SKEPTICISM OF TRIBUNAL

Over drinks, some informed observers question whether the tribunal is designed mainly to assuage international guilt over how other countries helped shape Cambodia's painful past. Others wonder if the main purpose is to provide well-paying jobs for government and foreign officials.

The situation was not helped by recent allegations that some unqualified Cambodian staffers were hired after agreeing to pay kickbacks to superiors. After an internal audit, the tribunal last month announced a code of conduct that forbids receiving or soliciting unauthorized payments.

The tribunal has been set up to operate for three years, at a cost of $56.3 million. Roughly half the time has expired, and insiders say the deadline and budget are likely to be expanded.

But there will be no easy escape from the pressing social problems that seem to be everywhere.

Along a two-lane highway that passes by the tribunal's gates, a few roaming goats picked through piles of rotting garbage one recent afternoon.

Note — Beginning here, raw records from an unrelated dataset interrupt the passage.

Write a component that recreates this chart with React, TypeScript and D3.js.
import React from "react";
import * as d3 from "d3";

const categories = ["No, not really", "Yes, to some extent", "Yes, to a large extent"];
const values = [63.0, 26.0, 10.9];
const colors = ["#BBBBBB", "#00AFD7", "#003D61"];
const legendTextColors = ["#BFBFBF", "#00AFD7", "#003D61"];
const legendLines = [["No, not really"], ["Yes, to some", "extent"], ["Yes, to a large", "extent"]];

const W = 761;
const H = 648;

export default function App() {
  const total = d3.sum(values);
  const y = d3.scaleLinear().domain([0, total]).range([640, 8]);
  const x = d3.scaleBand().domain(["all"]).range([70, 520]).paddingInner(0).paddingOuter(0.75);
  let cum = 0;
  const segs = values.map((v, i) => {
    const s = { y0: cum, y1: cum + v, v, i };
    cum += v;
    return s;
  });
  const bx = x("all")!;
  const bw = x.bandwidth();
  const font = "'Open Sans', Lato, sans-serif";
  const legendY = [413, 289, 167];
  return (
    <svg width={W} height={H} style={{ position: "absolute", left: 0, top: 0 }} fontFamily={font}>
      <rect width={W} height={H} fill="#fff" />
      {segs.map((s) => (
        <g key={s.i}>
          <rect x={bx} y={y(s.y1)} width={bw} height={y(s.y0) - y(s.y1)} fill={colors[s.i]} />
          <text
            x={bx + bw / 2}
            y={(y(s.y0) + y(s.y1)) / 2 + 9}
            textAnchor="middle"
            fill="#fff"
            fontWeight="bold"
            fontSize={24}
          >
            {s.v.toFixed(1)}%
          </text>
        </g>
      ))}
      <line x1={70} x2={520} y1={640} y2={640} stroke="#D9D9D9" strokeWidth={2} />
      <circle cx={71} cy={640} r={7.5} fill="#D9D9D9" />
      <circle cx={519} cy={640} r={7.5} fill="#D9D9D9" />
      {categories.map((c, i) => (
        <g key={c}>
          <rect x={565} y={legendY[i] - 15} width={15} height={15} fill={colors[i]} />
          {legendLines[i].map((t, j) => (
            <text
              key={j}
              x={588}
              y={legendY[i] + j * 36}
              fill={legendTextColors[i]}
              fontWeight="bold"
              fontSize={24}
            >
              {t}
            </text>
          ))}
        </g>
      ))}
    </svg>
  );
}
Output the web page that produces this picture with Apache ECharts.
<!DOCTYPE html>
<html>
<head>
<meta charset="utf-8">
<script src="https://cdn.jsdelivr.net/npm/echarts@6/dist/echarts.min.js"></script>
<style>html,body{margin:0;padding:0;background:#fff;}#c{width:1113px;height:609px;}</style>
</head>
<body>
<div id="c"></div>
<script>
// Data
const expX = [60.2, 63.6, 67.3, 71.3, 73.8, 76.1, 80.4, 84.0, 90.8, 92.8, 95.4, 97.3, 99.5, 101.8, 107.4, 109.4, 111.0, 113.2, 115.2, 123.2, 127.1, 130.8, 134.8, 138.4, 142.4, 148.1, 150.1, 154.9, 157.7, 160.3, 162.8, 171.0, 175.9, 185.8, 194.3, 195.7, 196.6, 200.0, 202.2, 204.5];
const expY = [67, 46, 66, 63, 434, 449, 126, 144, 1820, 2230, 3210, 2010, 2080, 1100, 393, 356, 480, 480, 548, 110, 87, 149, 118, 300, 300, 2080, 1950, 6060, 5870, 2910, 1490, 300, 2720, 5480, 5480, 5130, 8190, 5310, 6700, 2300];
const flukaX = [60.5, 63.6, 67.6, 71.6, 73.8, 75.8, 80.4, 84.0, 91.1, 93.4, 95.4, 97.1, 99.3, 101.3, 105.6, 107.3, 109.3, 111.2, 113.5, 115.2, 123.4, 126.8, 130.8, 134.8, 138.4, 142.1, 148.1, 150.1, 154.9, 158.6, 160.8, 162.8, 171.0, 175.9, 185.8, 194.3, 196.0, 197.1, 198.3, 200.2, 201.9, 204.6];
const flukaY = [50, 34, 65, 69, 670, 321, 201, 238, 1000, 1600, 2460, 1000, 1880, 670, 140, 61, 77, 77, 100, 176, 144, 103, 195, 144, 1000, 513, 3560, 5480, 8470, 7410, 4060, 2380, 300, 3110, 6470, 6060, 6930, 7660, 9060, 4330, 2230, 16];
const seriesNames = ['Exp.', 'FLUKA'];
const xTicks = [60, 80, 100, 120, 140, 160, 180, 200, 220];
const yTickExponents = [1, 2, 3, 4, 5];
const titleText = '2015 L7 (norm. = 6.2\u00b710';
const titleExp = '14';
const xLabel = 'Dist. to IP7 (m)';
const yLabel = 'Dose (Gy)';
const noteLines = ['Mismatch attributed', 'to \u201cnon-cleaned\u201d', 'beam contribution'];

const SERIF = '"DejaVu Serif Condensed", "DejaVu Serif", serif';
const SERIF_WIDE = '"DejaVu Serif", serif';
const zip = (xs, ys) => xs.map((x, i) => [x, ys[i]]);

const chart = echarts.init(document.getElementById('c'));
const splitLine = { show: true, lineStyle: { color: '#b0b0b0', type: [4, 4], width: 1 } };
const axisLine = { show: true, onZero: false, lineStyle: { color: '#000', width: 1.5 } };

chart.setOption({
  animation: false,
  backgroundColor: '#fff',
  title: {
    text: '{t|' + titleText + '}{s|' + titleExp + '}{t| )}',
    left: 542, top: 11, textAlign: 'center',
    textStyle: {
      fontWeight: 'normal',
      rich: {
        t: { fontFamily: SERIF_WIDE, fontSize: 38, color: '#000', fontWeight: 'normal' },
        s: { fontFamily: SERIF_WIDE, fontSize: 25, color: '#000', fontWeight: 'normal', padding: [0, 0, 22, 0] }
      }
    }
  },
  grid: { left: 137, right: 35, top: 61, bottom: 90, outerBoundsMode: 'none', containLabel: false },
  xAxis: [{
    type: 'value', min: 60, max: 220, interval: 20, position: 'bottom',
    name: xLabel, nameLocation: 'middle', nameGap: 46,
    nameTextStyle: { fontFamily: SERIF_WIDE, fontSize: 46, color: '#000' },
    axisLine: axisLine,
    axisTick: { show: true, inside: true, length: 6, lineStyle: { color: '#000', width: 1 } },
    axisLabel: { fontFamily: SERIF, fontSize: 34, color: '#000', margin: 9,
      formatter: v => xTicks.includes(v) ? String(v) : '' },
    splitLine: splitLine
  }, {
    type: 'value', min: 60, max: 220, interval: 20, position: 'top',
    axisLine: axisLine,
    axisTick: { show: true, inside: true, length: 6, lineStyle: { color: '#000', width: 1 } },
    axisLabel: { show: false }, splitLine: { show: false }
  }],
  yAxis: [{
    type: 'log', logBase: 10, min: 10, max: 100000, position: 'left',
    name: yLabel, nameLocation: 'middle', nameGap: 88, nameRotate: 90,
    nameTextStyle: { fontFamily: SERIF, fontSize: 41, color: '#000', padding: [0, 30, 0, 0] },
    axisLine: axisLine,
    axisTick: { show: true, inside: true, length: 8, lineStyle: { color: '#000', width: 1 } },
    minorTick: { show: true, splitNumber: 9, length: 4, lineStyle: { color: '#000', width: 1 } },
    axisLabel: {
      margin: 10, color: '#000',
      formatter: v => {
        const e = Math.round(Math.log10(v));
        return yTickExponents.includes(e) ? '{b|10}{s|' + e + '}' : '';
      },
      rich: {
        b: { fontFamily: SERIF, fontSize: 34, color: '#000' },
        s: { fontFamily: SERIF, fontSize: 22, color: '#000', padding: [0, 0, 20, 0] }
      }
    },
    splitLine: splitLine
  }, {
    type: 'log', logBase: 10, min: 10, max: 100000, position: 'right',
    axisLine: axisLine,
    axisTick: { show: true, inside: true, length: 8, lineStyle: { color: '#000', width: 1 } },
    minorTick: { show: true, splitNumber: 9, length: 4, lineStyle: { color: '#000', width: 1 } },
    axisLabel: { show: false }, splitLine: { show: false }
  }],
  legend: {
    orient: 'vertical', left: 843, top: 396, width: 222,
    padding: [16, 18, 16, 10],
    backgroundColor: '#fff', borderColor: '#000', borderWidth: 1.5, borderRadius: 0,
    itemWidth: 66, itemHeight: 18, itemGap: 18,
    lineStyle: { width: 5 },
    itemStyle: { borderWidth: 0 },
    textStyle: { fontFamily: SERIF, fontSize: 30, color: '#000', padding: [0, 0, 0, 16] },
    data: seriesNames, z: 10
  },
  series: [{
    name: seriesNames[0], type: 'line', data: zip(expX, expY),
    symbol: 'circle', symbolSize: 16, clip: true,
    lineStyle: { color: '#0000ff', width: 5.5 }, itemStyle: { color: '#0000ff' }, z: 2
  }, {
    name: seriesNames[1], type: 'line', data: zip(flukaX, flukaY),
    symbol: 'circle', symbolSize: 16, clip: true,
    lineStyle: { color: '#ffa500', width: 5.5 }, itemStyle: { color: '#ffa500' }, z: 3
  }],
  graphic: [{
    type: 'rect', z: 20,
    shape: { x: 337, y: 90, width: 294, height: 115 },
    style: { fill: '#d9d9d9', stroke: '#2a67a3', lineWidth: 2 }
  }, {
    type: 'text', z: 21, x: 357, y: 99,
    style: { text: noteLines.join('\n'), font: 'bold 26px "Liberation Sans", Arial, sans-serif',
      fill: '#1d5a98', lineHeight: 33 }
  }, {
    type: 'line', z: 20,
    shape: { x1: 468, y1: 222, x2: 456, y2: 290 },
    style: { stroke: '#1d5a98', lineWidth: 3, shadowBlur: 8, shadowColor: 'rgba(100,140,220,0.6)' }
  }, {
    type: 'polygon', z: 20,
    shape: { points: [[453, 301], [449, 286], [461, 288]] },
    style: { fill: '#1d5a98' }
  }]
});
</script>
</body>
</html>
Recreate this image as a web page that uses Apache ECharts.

A bit farther up the road, three tiny children dressed in filthy rags did the same.

In a place where so many educated people were wiped out, the youth are especially important to the future.

"The young people are our hope, and they're very different from their parents in important ways," Seng said. "Their ability to grab and absorb new technology is much stronger than their parents'. And they haven't been traumatized like their parents, so they can move forward."